┌──
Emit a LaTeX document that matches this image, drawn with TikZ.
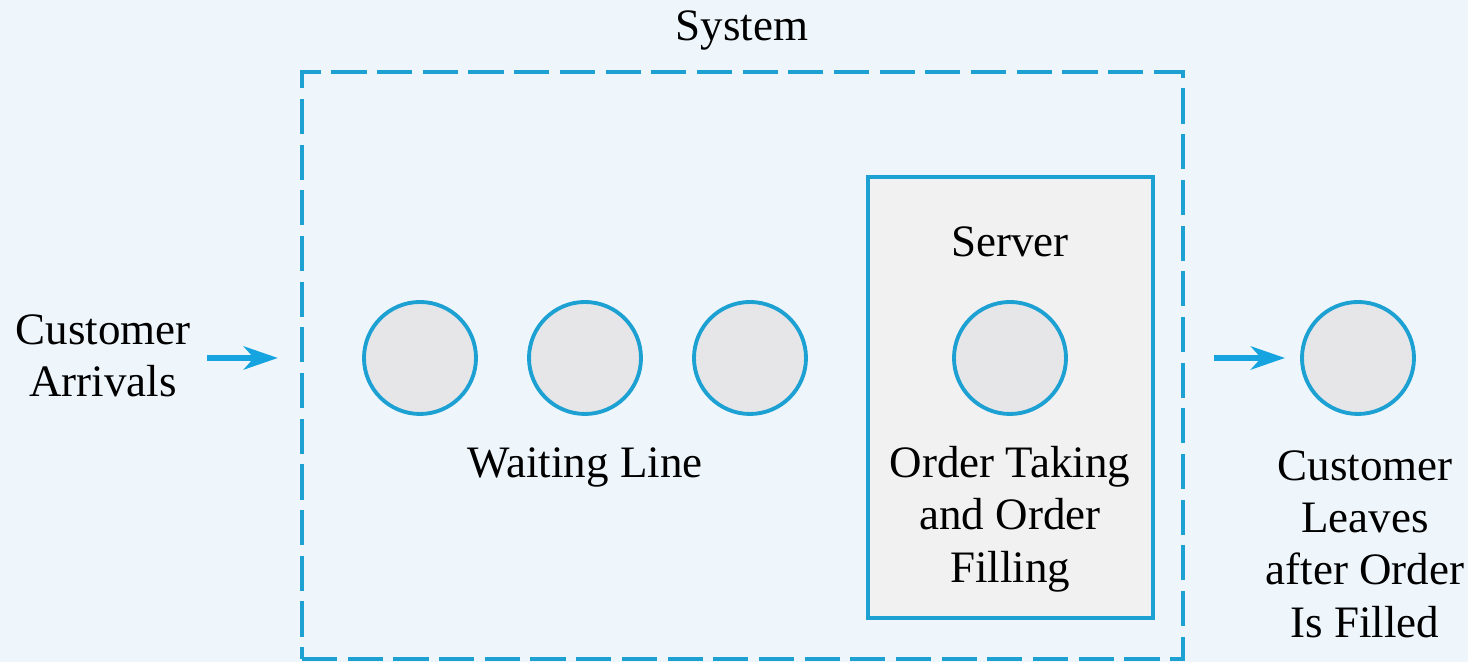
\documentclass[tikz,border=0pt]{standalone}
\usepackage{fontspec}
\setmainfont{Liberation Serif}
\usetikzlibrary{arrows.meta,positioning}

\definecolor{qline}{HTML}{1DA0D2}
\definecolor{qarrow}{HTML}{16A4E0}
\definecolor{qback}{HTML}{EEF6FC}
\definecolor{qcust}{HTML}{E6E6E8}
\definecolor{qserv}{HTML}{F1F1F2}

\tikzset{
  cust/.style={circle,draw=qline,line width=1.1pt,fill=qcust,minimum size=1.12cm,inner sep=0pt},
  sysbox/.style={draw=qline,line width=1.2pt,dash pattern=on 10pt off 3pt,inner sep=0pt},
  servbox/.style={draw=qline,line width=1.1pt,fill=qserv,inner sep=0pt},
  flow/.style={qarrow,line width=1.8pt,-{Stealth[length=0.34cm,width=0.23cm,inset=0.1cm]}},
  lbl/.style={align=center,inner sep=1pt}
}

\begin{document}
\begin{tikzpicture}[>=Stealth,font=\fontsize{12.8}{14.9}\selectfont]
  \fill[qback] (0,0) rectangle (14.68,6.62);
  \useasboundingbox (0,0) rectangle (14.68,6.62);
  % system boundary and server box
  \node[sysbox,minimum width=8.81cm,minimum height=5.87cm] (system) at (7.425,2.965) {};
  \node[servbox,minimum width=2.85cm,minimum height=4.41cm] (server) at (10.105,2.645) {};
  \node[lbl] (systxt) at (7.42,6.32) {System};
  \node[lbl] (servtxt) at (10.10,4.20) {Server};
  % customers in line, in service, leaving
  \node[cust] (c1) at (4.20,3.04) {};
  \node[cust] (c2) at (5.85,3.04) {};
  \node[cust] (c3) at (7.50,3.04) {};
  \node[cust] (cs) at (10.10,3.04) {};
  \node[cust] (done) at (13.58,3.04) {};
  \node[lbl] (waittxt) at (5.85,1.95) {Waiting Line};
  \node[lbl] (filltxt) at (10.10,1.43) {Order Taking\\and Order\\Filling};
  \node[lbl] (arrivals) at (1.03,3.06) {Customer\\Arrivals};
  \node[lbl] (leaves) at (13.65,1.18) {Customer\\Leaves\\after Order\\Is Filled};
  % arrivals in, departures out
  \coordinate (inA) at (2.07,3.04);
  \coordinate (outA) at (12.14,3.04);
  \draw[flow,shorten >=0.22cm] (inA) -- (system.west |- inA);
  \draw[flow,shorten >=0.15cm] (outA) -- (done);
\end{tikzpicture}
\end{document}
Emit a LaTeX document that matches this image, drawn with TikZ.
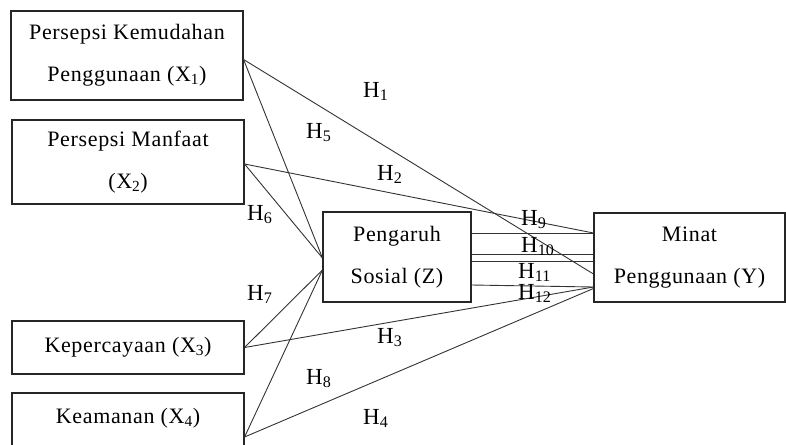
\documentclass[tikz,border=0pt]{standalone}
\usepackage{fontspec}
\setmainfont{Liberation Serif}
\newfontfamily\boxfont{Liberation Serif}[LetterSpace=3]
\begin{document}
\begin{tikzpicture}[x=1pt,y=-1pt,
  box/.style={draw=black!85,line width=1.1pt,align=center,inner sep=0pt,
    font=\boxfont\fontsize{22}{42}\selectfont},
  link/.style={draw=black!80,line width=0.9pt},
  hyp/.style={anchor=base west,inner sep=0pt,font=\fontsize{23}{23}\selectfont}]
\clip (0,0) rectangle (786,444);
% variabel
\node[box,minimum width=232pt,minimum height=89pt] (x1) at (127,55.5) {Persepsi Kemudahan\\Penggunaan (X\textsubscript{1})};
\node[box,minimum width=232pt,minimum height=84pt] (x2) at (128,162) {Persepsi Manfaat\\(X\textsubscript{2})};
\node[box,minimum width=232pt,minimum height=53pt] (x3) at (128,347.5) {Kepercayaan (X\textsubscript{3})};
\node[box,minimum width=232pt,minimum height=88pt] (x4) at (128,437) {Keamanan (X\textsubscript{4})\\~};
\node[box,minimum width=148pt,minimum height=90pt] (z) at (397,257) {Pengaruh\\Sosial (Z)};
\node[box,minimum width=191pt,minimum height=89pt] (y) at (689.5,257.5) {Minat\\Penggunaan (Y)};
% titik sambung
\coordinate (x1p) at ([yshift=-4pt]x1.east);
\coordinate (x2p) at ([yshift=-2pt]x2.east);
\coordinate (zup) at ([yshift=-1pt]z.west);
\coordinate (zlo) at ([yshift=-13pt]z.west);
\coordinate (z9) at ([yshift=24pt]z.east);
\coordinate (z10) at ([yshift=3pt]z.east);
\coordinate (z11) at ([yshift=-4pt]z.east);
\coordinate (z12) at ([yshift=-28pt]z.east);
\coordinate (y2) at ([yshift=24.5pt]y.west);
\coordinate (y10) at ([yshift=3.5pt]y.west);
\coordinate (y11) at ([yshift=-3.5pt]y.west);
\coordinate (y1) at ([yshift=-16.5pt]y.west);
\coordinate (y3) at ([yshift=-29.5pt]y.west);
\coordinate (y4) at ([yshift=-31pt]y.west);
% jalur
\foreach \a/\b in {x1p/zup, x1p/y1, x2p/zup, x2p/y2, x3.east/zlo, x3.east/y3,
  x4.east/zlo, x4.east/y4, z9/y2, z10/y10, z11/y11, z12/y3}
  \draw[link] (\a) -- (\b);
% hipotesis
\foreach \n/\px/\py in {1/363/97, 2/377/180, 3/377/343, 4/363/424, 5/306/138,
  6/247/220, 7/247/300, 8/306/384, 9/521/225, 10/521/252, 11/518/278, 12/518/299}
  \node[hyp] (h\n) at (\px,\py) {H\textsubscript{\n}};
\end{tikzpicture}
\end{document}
└──
Exactly reproduce each record, leaving out any pictures.

Emit a LaTeX document that matches this image, drawn with TikZ.
\documentclass[tikz,border=0pt]{standalone}
\usepackage{fontspec}
\setmainfont{Liberation Serif}
\usetikzlibrary{arrows.meta,positioning}

\definecolor{qline}{HTML}{1DA0D2}
\definecolor{qarrow}{HTML}{16A4E0}
\definecolor{qback}{HTML}{EEF6FC}
\definecolor{qcust}{HTML}{E6E6E8}
\definecolor{qserv}{HTML}{F1F1F2}

\tikzset{
  cust/.style={circle,draw=qline,line width=1.1pt,fill=qcust,minimum size=1.12cm,inner sep=0pt},
  sysbox/.style={draw=qline,line width=1.2pt,dash pattern=on 10pt off 3pt,inner sep=0pt},
  servbox/.style={draw=qline,line width=1.1pt,fill=qserv,inner sep=0pt},
  flow/.style={qarrow,line width=1.8pt,-{Stealth[length=0.34cm,width=0.23cm,inset=0.1cm]}},
  lbl/.style={align=center,inner sep=1pt}
}

\begin{document}
\begin{tikzpicture}[>=Stealth,font=\fontsize{12.8}{14.9}\selectfont]
  \fill[qback] (0,0) rectangle (14.68,6.62);
  \useasboundingbox (0,0) rectangle (14.68,6.62);
  % system boundary and server box
  \node[sysbox,minimum width=8.81cm,minimum height=5.87cm] (system) at (7.425,2.965) {};
  \node[servbox,minimum width=2.85cm,minimum height=4.41cm] (server) at (10.105,2.645) {};
  \node[lbl] (systxt) at (7.42,6.32) {System};
  \node[lbl] (servtxt) at (10.10,4.20) {Server};
  % customers in line, in service, leaving
  \node[cust] (c1) at (4.20,3.04) {};
  \node[cust] (c2) at (5.85,3.04) {};
  \node[cust] (c3) at (7.50,3.04) {};
  \node[cust] (cs) at (10.10,3.04) {};
  \node[cust] (done) at (13.58,3.04) {};
  \node[lbl] (waittxt) at (5.85,1.95) {Waiting Line};
  \node[lbl] (filltxt) at (10.10,1.43) {Order Taking\\and Order\\Filling};
  \node[lbl] (arrivals) at (1.03,3.06) {Customer\\Arrivals};
  \node[lbl] (leaves) at (13.65,1.18) {Customer\\Leaves\\after Order\\Is Filled};
  % arrivals in, departures out
  \coordinate (inA) at (2.07,3.04);
  \coordinate (outA) at (12.14,3.04);
  \draw[flow,shorten >=0.22cm] (inA) -- (system.west |- inA);
  \draw[flow,shorten >=0.15cm] (outA) -- (done);
\end{tikzpicture}
\end{document}
Emit a LaTeX document that matches this image, drawn with TikZ.
\documentclass[tikz,border=0pt]{standalone}
\usepackage{fontspec}
\setmainfont{Liberation Serif}
\newfontfamily\boxfont{Liberation Serif}[LetterSpace=3]
\begin{document}
\begin{tikzpicture}[x=1pt,y=-1pt,
  box/.style={draw=black!85,line width=1.1pt,align=center,inner sep=0pt,
    font=\boxfont\fontsize{22}{42}\selectfont},
  link/.style={draw=black!80,line width=0.9pt},
  hyp/.style={anchor=base west,inner sep=0pt,font=\fontsize{23}{23}\selectfont}]
\clip (0,0) rectangle (786,444);
% variabel
\node[box,minimum width=232pt,minimum height=89pt] (x1) at (127,55.5) {Persepsi Kemudahan\\Penggunaan (X\textsubscript{1})};
\node[box,minimum width=232pt,minimum height=84pt] (x2) at (128,162) {Persepsi Manfaat\\(X\textsubscript{2})};
\node[box,minimum width=232pt,minimum height=53pt] (x3) at (128,347.5) {Kepercayaan (X\textsubscript{3})};
\node[box,minimum width=232pt,minimum height=88pt] (x4) at (128,437) {Keamanan (X\textsubscript{4})\\~};
\node[box,minimum width=148pt,minimum height=90pt] (z) at (397,257) {Pengaruh\\Sosial (Z)};
\node[box,minimum width=191pt,minimum height=89pt] (y) at (689.5,257.5) {Minat\\Penggunaan (Y)};
% titik sambung
\coordinate (x1p) at ([yshift=-4pt]x1.east);
\coordinate (x2p) at ([yshift=-2pt]x2.east);
\coordinate (zup) at ([yshift=-1pt]z.west);
\coordinate (zlo) at ([yshift=-13pt]z.west);
\coordinate (z9) at ([yshift=24pt]z.east);
\coordinate (z10) at ([yshift=3pt]z.east);
\coordinate (z11) at ([yshift=-4pt]z.east);
\coordinate (z12) at ([yshift=-28pt]z.east);
\coordinate (y2) at ([yshift=24.5pt]y.west);
\coordinate (y10) at ([yshift=3.5pt]y.west);
\coordinate (y11) at ([yshift=-3.5pt]y.west);
\coordinate (y1) at ([yshift=-16.5pt]y.west);
\coordinate (y3) at ([yshift=-29.5pt]y.west);
\coordinate (y4) at ([yshift=-31pt]y.west);
% jalur
\foreach \a/\b in {x1p/zup, x1p/y1, x2p/zup, x2p/y2, x3.east/zlo, x3.east/y3,
  x4.east/zlo, x4.east/y4, z9/y2, z10/y10, z11/y11, z12/y3}
  \draw[link] (\a) -- (\b);
% hipotesis
\foreach \n/\px/\py in {1/363/97, 2/377/180, 3/377/343, 4/363/424, 5/306/138,
  6/247/220, 7/247/300, 8/306/384, 9/521/225, 10/521/252, 11/518/278, 12/518/299}
  \node[hyp] (h\n) at (\px,\py) {H\textsubscript{\n}};
\end{tikzpicture}
\end{document}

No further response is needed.